En la jugada participan tres cuartos, segundas líneas, terceras líneas, el talonador y, por fin, Gareth Edwards, medio de melé. Es cierto que hay dos pases sospechosos de ser balón adelantado, lo que invalidaría la jugada: el de Tom David a Quinnell es dudoso, pero la captura del número ocho galés, agachando el espinazo en plena carrera para evitar que la pelota vaya al suelo, provoca un efecto disuasorio. Es tan brillante que uno no se da cuenta del todo si es adelantado o no. El siguiente pase, el definitivo de Quinnell a Edwards, parece ciertamente un adelantado muy claro. Pasemos por alto esa posibilidad por puramente mezquina. Edwards, un medio de melé arrojado y veloz, crítico en las rupturas, siempre atento a las debilidades de la defensa para colarse como una llamarada, explota su velocidad.
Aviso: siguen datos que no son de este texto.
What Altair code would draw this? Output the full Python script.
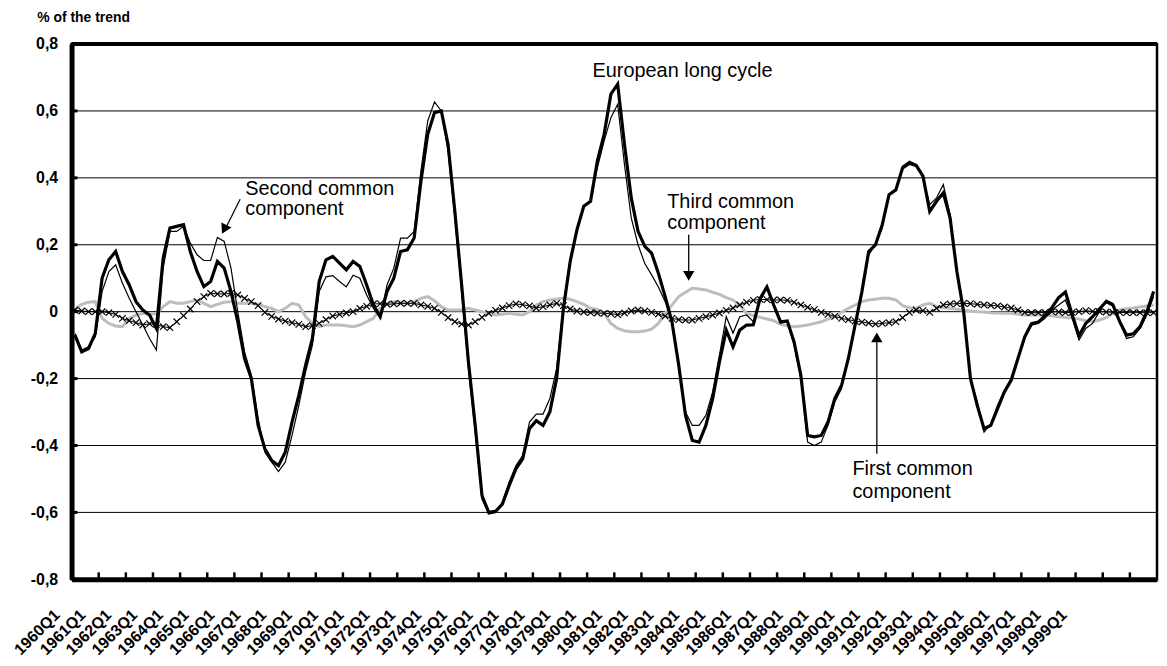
import json
import altair as alt
import pandas as pd

# ---------------- data ----------------
years = list(range(1960, 2000))
quarter_labels = [f"{y}Q{q}" for y in years for q in range(1, 5)]
year_labels = [f"{y}Q1" for y in years]

european_long_cycle = [
    -0.07, -0.12, -0.11, -0.065, 0.10, 0.155, 0.18, 0.12, 0.08, 0.03,
    0.005, -0.01, -0.05, 0.16, 0.25, 0.255, 0.26, 0.18, 0.12, 0.075,
    0.09, 0.15, 0.13, 0.06, -0.03, -0.14, -0.20, -0.34, -0.41, -0.445,
    -0.46, -0.42, -0.33, -0.25, -0.16, -0.08, 0.09, 0.155, 0.165, 0.145,
    0.125, 0.15, 0.135, 0.08, 0.02, -0.015, 0.06, 0.10, 0.18, 0.185,
    0.22, 0.39, 0.53, 0.595, 0.60, 0.50, 0.30, 0.08, -0.15, -0.34,
    -0.55, -0.60, -0.597, -0.575, -0.52, -0.47, -0.44, -0.35, -0.326, -0.34,
    -0.30, -0.20, 0.01, 0.15, 0.245, 0.315, 0.33, 0.45, 0.53, 0.65,
    0.68, 0.50, 0.34, 0.24, 0.195, 0.175, 0.115, 0.045, -0.03, -0.16,
    -0.31, -0.385, -0.39, -0.34, -0.26, -0.15, -0.055, -0.105, -0.055, -0.04,
    -0.039, 0.04, 0.074, 0.02, -0.03, -0.028, -0.09, -0.19, -0.37, -0.374,
    -0.37, -0.33, -0.26, -0.22, -0.14, -0.04, 0.06, 0.18, 0.20, 0.26,
    0.35, 0.364, 0.43, 0.443, 0.437, 0.405, 0.30, 0.33, 0.355, 0.28,
    0.12, 0.0, -0.20, -0.28, -0.35, -0.34, -0.29, -0.24, -0.205, -0.14,
    -0.075, -0.036, -0.031, -0.012, 0.012, 0.042, 0.059, -0.01, -0.072, -0.035,
    -0.015, 0.008, 0.03, 0.02, -0.03, -0.07, -0.066, -0.045, 0.0, 0.06,
]

second_common = [
    -0.065, -0.115, -0.105, -0.075, 0.06, 0.12, 0.14, 0.085, 0.04, 0.0,
    -0.04, -0.08, -0.115, 0.13, 0.24, 0.24, 0.255, 0.205, 0.17, 0.153,
    0.153, 0.222, 0.21, 0.13, 0.0, -0.12, -0.19, -0.32, -0.42, -0.45,
    -0.478, -0.45, -0.37, -0.28, -0.18, -0.10, 0.06, 0.104, 0.108, 0.09,
    0.074, 0.109, 0.10, 0.05, 0.01, -0.02, 0.08, 0.13, 0.22, 0.22,
    0.24, 0.42, 0.57, 0.627, 0.60, 0.48, 0.28, 0.06, -0.17, -0.36,
    -0.56, -0.605, -0.60, -0.57, -0.51, -0.46, -0.43, -0.33, -0.306, -0.306,
    -0.26, -0.17, 0.02, 0.16, 0.25, 0.315, 0.33, 0.43, 0.51, 0.58,
    0.62, 0.44, 0.28, 0.20, 0.144, 0.11, 0.074, 0.03, -0.03, -0.16,
    -0.30, -0.34, -0.34, -0.31, -0.24, -0.13, -0.015, -0.064, -0.015, -0.01,
    -0.03, 0.035, 0.07, 0.015, -0.035, -0.03, -0.10, -0.20, -0.39, -0.40,
    -0.39, -0.34, -0.27, -0.23, -0.14, -0.045, 0.055, 0.17, 0.20, 0.25,
    0.35, 0.365, 0.435, 0.45, 0.44, 0.40, 0.32, 0.34, 0.38, 0.29,
    0.12, 0.0, -0.20, -0.27, -0.36, -0.335, -0.28, -0.235, -0.20, -0.14,
    -0.08, -0.04, -0.035, -0.02, 0.005, 0.02, 0.035, -0.02, -0.085, -0.05,
    -0.035, 0.0, 0.035, 0.025, -0.03, -0.08, -0.075, -0.05, -0.01, 0.045,
]

third_common = [
    0.008, 0.022, 0.028, 0.03, -0.02, -0.035, -0.043, -0.045, -0.02, -0.01,
    -0.005, -0.008, -0.006, 0.015, 0.03, 0.025, 0.025, 0.03, 0.035, 0.025,
    0.015, 0.022, 0.028, 0.03, 0.025, 0.025, 0.025, 0.022, 0.015, 0.01,
    0.0, 0.01, 0.025, 0.02, -0.015, -0.035, -0.045, -0.04, -0.04, -0.04,
    -0.042, -0.045, -0.04, -0.03, -0.02, 0.01, 0.025, 0.03, 0.028, 0.025,
    0.03, 0.04, 0.045, 0.033, 0.015, 0.005, 0.005, 0.005, 0.01, 0.005,
    0.0, -0.005, -0.01, -0.008, -0.005, -0.008, -0.01, 0.0, 0.02, 0.03,
    0.035, 0.038, 0.04, 0.037, 0.03, 0.022, 0.01, 0.007, -0.005, -0.035,
    -0.05, -0.057, -0.06, -0.06, -0.058, -0.052, -0.035, -0.005, 0.02, 0.045,
    0.058, 0.07, 0.068, 0.065, 0.058, 0.052, 0.042, 0.035, 0.02, -0.005,
    -0.012, -0.017, -0.022, -0.027, -0.038, -0.042, -0.045, -0.043, -0.04, -0.035,
    -0.03, -0.022, -0.015, -0.002, 0.01, 0.02, 0.03, 0.035, 0.037, 0.04,
    0.04, 0.035, 0.018, 0.012, 0.01, 0.02, 0.025, 0.015, 0.012, 0.01,
    0.007, 0.004, 0.002, 0.0, -0.001, -0.003, -0.004, -0.005, -0.005, -0.008,
    -0.01, -0.01, -0.01, -0.01, -0.012, -0.015, -0.017, -0.02, -0.022, -0.027,
    -0.03, -0.025, -0.018, -0.005, 0.005, 0.009, 0.011, 0.014, 0.017, 0.02,
]

first_common = [
    0.005, 0.002, 0.0, 0.0, 0.0, -0.003, -0.008, -0.02, -0.027, -0.033,
    -0.04, -0.036, -0.038, -0.045, -0.048, -0.03, -0.012, 0.008, 0.03, 0.045,
    0.055, 0.053, 0.053, 0.055, 0.05, 0.04, 0.03, 0.018, -0.002, -0.014,
    -0.022, -0.028, -0.033, -0.038, -0.045, -0.042, -0.035, -0.024, -0.013, -0.008,
    -0.004, 0.0, 0.01, 0.016, 0.023, 0.024, 0.022, 0.023, 0.025, 0.025,
    0.025, 0.02, 0.016, 0.01, -0.002, -0.018, -0.03, -0.037, -0.04, -0.03,
    -0.017, -0.005, 0.004, 0.011, 0.018, 0.023, 0.021, 0.017, 0.011, 0.015,
    0.02, 0.025, 0.018, 0.008, 0.002, -0.001, -0.003, -0.004, -0.005, -0.006,
    -0.009, -0.004, 0.002, 0.005, 0.002, -0.002, -0.007, -0.013, -0.02, -0.024,
    -0.025, -0.025, -0.02, -0.015, -0.01, -0.004, 0.004, 0.011, 0.02, 0.028,
    0.034, 0.037, 0.036, 0.035, 0.035, 0.034, 0.028, 0.02, 0.013, 0.006,
    -0.002, -0.008, -0.014, -0.02, -0.024, -0.028, -0.031, -0.034, -0.037, -0.035,
    -0.033, -0.03, -0.018, -0.002, 0.005, 0.003, -0.002, 0.01, 0.02, 0.023,
    0.024, 0.025, 0.024, 0.022, 0.02, 0.019, 0.017, 0.014, 0.011, 0.005,
    -0.002, -0.003, -0.003, -0.002, 0.0, -0.001, -0.003, -0.002, 0.0, 0.003,
    0.001, 0.0, -0.001, -0.002, -0.002, -0.003, -0.003, -0.003, -0.003, -0.003,
]

y_ticks = [-0.8, -0.6, -0.4, -0.2, 0.0, 0.2, 0.4, 0.6, 0.8]
year_ticks = list(range(4, 160, 4))   # quarter positions of the year boundaries

# annotation texts (position in quarter units, value in % of trend)
note_text = ["Second common", "component", "European long cycle",
             "Third common", "component", "First common", "component"]
note_pos = [25.6, 25.6, 76.8, 87.8, 87.8, 115.1, 115.1]
note_val = [0.349, 0.289, 0.701, 0.311, 0.247, -0.489, -0.558]

arrow_pos = [24.85, 90.97, 118.7]
arrow_val = [0.336, 0.23, -0.425]
arrow_pos2 = [22.6, 90.97, 118.7]
arrow_val2 = [0.245, 0.10, -0.075]
head_pos = [22.5, 90.97, 118.7]
head_val = [0.246, 0.107, -0.077]
head_angle = [207, 180, 0]

# ---------------- chart ----------------
N = len(quarter_labels)
df = pd.DataFrame({
    "pos": [i + 0.5 for i in range(N)],
    "quarter": quarter_labels,
    "long": european_long_cycle,
    "second": second_common,
    "third": third_common,
    "first": first_common,
})

W, H = 1093, 539
FONT = "Liberation Sans"

xscale = alt.Scale(domain=[0, N], nice=False, zero=False)
yscale = alt.Scale(domain=[-0.8, 0.8], nice=False, zero=False)

# the category labels are set a little tighter than the year ticks (as in the source)
LABEL_STEP = 26.0                      # px between successive year labels
label_scale = alt.Scale(domain=[0, W / LABEL_STEP * 4], nice=False, zero=False)
label_df = pd.DataFrame({"lp": [4 * k for k in range(len(year_labels))]})
label_expr = json.dumps(year_labels) + "[round(datum.value / 4)]"

x_axis = alt.Axis(
    values=list(label_df["lp"]), labelExpr=label_expr, labelAngle=315,
    labelAlign="right", labelBaseline="middle", labelFont=FONT,
    labelFontWeight="bold", labelFontSize=16, labelColor="black",
    labelPadding=33, labelOffset=-15, labelOverlap=False,
    labelFlush=False, labelBound=False, ticks=False, grid=False,
    domain=True, domainColor="black", domainWidth=5, title=None,
    orient="bottom",
)
y_axis = alt.Axis(
    values=y_ticks,
    labelExpr=("datum.value == 0 ? '0' : (datum.value < 0 ? '-' : '') + "
               "replace(format(abs(datum.value), '.1f'), '.', ',')"),
    grid=False, domain=True, domainColor="black", domainWidth=5, ticks=False,
    labelFont=FONT, labelFontWeight="bold",
    labelFontSize=16, labelColor="black", labelPadding=14,
    title="% of the trend", titleAngle=0, titleAlign="left",
    titleBaseline="alphabetic", titleX=-35, titleY=-23, titleFont=FONT,
    titleFontSize=14, titleFontWeight="bold", titleColor="black",
    orient="left",
)

# horizontal grid lines (top one is the heavy frame line)
grid_df = pd.DataFrame({"v": y_ticks})
grid = alt.Chart(grid_df).mark_rule(color="black").encode(
    y=alt.Y("v:Q", scale=yscale, axis=None),
    strokeWidth=alt.condition("datum.v > 0.79", alt.value(4), alt.value(1)),
)
# short inward ticks on the value axis
ytick_layer = alt.Chart(grid_df).mark_rule(color="black", strokeWidth=3).encode(
    y=alt.Y("v:Q", scale=yscale, axis=None),
    x=alt.value(0), x2=alt.value(6),
)
# short upward year ticks on the category axis
xt_df = pd.DataFrame({"t": year_ticks})
xtick_layer = alt.Chart(xt_df).mark_rule(color="black", strokeWidth=2.5).encode(
    x=alt.X("t:Q", scale=xscale, axis=None),
    y=alt.value(H), y2=alt.value(H - 7),
)
# category labels
label_layer = alt.Chart(label_df).mark_point(opacity=0, size=1).encode(
    x=alt.X("lp:Q", scale=label_scale, axis=x_axis),
    y=alt.value(H),
)

base = alt.Chart(df)

gray = base.mark_line(color="#bdbdbd", strokeWidth=3).encode(
    x=alt.X("pos:Q", scale=xscale, axis=None),
    y=alt.Y("third:Q", scale=yscale, axis=None),
)
first_line = base.mark_line(color="black", strokeWidth=1).encode(
    x=alt.X("pos:Q", scale=xscale, axis=None),
    y=alt.Y("first:Q", scale=yscale, axis=None),
)
first_pts = base.mark_point(
    shape="M-1,-1L1,1M-1,1L1,-1", size=42, color="black",
    strokeWidth=1.2, filled=False, opacity=1,
).encode(
    x=alt.X("pos:Q", scale=xscale, axis=None),
    y=alt.Y("first:Q", scale=yscale, axis=None),
)
second_line = base.mark_line(color="black", strokeWidth=1.2).encode(
    x=alt.X("pos:Q", scale=xscale, axis=None),
    y=alt.Y("second:Q", scale=yscale, axis=None),
)
long_line = base.mark_line(color="black", strokeWidth=3.2).encode(
    x=alt.X("pos:Q", scale=xscale, axis=None),
    y=alt.Y("long:Q", scale=yscale, axis=y_axis),
)

notes_df = pd.DataFrame({"text": note_text, "pos": note_pos, "val": note_val})
notes = alt.Chart(notes_df).mark_text(
    align="left", baseline="alphabetic", font=FONT, fontSize=20, color="black"
).encode(
    x=alt.X("pos:Q", scale=xscale, axis=None),
    y=alt.Y("val:Q", scale=yscale, axis=None),
    text="text:N",
)

arrows_df = pd.DataFrame({"pos": arrow_pos, "val": arrow_val,
                          "pos2": arrow_pos2, "val2": arrow_val2})
arrows = alt.Chart(arrows_df).mark_rule(color="black", strokeWidth=1.3).encode(
    x=alt.X("pos:Q", scale=xscale, axis=None),
    y=alt.Y("val:Q", scale=yscale, axis=None),
    x2="pos2:Q",
    y2="val2:Q",
)
heads_df = pd.DataFrame({"pos": head_pos, "val": head_val, "ang": head_angle})
heads = alt.Chart(heads_df).mark_point(
    shape="triangle-up", filled=True, color="black", size=130, opacity=1
).encode(
    x=alt.X("pos:Q", scale=xscale, axis=None),
    y=alt.Y("val:Q", scale=yscale, axis=None),
    angle=alt.Angle("ang:Q", scale=None),
)

chart = alt.layer(
    grid, gray, first_line, first_pts, second_line, long_line,
    ytick_layer, xtick_layer, label_layer, notes, arrows, heads
).resolve_scale(
    x="independent"
).resolve_axis(
    x="independent", y="independent"
).properties(
    width=W, height=H,
    autosize=alt.AutoSizeParams(type="none"),
    padding={"left": 64, "top": 34, "right": 2, "bottom": 84},
).configure(
    background="white", font=FONT
).configure_view(
    stroke="black", strokeWidth=2.5
)

chart.save("out.html", embed_options={"renderer": "svg", "actions": False})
Era al mismo tiempo gatillo y bala. Su carrera final de 40 metros hasta la esquina del fondo del río Tafft cierra la jugada, que funciona a modo de definición del mejor rugby posible: el balón siempre vivo, apoyos constantes, velocidad de decisión y técnica para el pase y la recepción. Manos finas, piernas robustas. Un rugby irrepetible y adelantado a su tiempo.
La narración de Cliff Morgan decía: "Kirkpatrick to Williams. This is great stuff. Phil Bennett covering, chased by Alistair Scowan. Brilliant! Oh, that’s brilliant! John Williams, Brian Williams, Pullin, John Dawes. Great dummy! David, Tom David, the half-way line. Brilliant by Quinnell. This is Gareth Edwards. A dramatic start. What a score! Oh that fellow Edwards...".
"Kirkpatrick para Williams. Gran patada... Phil Bennett en la cobertura, lo persigue Alistair Scowan. ¡Magnífico! ¡Oh, eso ha sido extraordinario! John Williams, Brian Williams, Pullin, John Dawes. ¡Fantástico amago! David, Tom David, en la línea de medio campo. ¡Magnífico Quinnell! La tiene Gareth Edwards. Espectacular comienzo. ¡Qué ensayo! Oh, Edwards, qué muchacho...".